Essendo il presunto “leninismo” non un corpo dottrinario formalizzato, ma un insieme di scelte ispirate alla saggezza pratica del caso per caso (boulesis), dopo il 1924 avremmo potuto avere sia una pianificazione imperativa sia una pianificazione orientativa, sia un’economia statalizzata sia un’economia mista (NEP prolungata), eccetera. Nessuna delle scelte fatte poi da Stalin, Trotzky, Bucharin, Krusciov, Breznev, Gorbaciov, eccetera, possono essere dedotte da un corpus chiamato “leninismo”. Ognuno è responsabile integralmente solo per le scelte che fa, o che contribuisce a fare avallandole. Si può sempre decidere di bruciare gli eretici sul rogo, ma Gesù di Nazareth non c’entra.
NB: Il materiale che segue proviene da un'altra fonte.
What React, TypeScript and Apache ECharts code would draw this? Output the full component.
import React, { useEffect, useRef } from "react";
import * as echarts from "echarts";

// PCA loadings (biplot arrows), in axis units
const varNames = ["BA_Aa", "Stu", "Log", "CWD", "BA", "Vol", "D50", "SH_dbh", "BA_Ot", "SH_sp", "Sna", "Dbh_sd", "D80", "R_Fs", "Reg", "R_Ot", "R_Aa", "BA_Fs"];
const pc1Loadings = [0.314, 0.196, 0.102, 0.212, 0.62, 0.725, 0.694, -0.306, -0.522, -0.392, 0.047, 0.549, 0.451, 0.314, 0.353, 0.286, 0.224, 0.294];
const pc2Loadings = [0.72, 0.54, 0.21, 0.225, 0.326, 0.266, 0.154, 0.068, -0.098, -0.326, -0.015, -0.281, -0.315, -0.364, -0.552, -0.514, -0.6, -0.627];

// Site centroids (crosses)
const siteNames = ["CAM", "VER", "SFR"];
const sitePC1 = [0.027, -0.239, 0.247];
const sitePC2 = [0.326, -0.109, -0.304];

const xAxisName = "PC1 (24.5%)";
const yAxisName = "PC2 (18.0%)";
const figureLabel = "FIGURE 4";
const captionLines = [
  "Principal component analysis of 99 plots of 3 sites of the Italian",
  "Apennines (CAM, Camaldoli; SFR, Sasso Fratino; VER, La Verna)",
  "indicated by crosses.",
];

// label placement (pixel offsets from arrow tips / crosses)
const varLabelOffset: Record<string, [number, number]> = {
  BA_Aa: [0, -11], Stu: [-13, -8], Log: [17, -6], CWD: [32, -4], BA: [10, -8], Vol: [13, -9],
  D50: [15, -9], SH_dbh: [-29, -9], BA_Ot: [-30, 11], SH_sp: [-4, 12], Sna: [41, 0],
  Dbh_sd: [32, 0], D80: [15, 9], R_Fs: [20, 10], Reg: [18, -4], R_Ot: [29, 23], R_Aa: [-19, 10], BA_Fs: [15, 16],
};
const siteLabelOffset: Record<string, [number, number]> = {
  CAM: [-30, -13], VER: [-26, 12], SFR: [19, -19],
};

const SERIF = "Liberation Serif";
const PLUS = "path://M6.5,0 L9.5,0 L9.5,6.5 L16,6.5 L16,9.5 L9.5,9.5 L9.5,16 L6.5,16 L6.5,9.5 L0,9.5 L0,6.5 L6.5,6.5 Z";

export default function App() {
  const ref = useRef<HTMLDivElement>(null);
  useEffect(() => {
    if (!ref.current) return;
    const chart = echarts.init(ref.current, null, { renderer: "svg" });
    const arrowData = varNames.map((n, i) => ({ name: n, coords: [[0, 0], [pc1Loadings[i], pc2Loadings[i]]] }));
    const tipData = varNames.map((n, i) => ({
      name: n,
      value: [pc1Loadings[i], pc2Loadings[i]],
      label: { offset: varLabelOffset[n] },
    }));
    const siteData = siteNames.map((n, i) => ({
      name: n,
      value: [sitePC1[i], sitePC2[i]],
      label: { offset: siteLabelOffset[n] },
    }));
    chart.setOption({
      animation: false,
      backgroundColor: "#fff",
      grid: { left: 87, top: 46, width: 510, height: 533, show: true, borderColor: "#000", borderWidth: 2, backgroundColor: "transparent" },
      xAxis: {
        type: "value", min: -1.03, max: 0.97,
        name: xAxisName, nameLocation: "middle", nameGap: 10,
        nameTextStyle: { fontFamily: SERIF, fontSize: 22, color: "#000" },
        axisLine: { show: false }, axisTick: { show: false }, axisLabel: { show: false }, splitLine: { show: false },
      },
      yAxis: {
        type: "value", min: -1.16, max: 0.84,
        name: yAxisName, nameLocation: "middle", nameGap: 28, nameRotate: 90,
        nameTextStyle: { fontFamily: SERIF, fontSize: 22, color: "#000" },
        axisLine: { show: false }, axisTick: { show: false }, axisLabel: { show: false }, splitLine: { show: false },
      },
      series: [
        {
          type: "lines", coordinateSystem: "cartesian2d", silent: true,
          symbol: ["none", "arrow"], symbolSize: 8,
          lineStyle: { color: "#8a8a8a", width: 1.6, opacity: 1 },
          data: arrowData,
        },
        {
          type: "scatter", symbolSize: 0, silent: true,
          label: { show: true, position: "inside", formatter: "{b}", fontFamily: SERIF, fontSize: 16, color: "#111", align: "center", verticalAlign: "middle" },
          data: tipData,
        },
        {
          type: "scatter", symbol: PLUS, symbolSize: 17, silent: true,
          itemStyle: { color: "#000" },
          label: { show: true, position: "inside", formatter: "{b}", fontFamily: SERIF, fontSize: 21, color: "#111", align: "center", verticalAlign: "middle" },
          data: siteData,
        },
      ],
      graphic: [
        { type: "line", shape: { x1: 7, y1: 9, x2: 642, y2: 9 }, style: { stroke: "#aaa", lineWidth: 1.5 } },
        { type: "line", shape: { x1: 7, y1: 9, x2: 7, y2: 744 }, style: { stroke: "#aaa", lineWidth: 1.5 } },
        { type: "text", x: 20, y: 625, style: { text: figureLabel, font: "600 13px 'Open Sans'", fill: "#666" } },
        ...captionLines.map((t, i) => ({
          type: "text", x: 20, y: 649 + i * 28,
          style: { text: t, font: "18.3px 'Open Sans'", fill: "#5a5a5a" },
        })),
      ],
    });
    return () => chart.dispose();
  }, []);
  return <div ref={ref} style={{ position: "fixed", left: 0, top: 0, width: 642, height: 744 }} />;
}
Ed è particolarmente vergognoso che gente che ha alle spalle un passato di roghi di eretici, dica poi che nel “leninismo” era già compreso in potenza lo stalinismo. Vergogna, e nello stesso tempo, ridicolo.

A proposito dell’attività storica e politica di Stalin (1924-1953) si può avere un’ampia gamma di posizioni, che vanno dall’incondizionatamente negativo all’incondizionatamente positivo. La mia personale posizione che ho maturato in proposito è fortemente negativa, anche se non è motivata dallo stesso apparato argomentativo dei sostenitori della teoria del “totalitarimo”, che in genere retrodatano a Lenin il loro orrore metafisico per Stalin. Certo, conosco abbastanza bene tutte le motivazioni (in massima parte di tipo storicistico, emergenzialistico e congiunturalistico) dei difensori di Stalin, e sarebbe strano se non le conoscessi, dal momento che sono ormai decenni che mi capita di essere invischiato in discussioni su Stalin, in cui per forza di cose il repertorio è ormai fisso, ed i dialoganti potrebbero limitarsi ad alzare cartelli numerati che segnalano argomentazioni collaudate (ad esempio 18, accerchiamento imperialistico, e 23, degenerazione burocratica, eccetera). La sola opinione stabile e sicura che ho maturato in proposito è che la cosa migliore è parlare pro e contro Stalin iuxta propria principia, cioè limitandosi all’arco storico dell’attività di Stalin (1924-1953), e lasciar invece completamente perdere non solo Marx, ma anche Lenin.

Questo vale ovviamente per grandi come Stalin, ed anche per piccoli come Togliatti. Esiste, naturalmente, un bilancio storico, ed esiste anche un bilancio teorico. Gli storicisti incalliti hanno difficoltà enormi a contare fino a due, e generalmente pensano che un bilancio storico sia anche automaticamente di per se un bilancio teorico. Non è così. Ad esempio, la questione teorica della natura sociale dell’Unione Sovietica e della Cina (a meno che la si consideri risolta dalle dichiarazioni ufficiali emesse dai loro governi, metodo che Marx non avrebbe certamente approvato) non è la stessa cosa della questione storica dell’adeguata comprensione dei grandi eventi via via succedutisi.

Lenin era capace sia di fare bilanci teorici sia di fare bilanci storici. Un’arte, oggi, largamente perduta. Un’arte che può però forse essere in parte recuperata, se eviteremo facili bilanci tetici o anti-tetici (leninismo “in positivo” o critica del leninismo), e ci abitueremo per un intero periodo storico a bilanci “aporetici”, come quello che ho cercato di proporvi qui.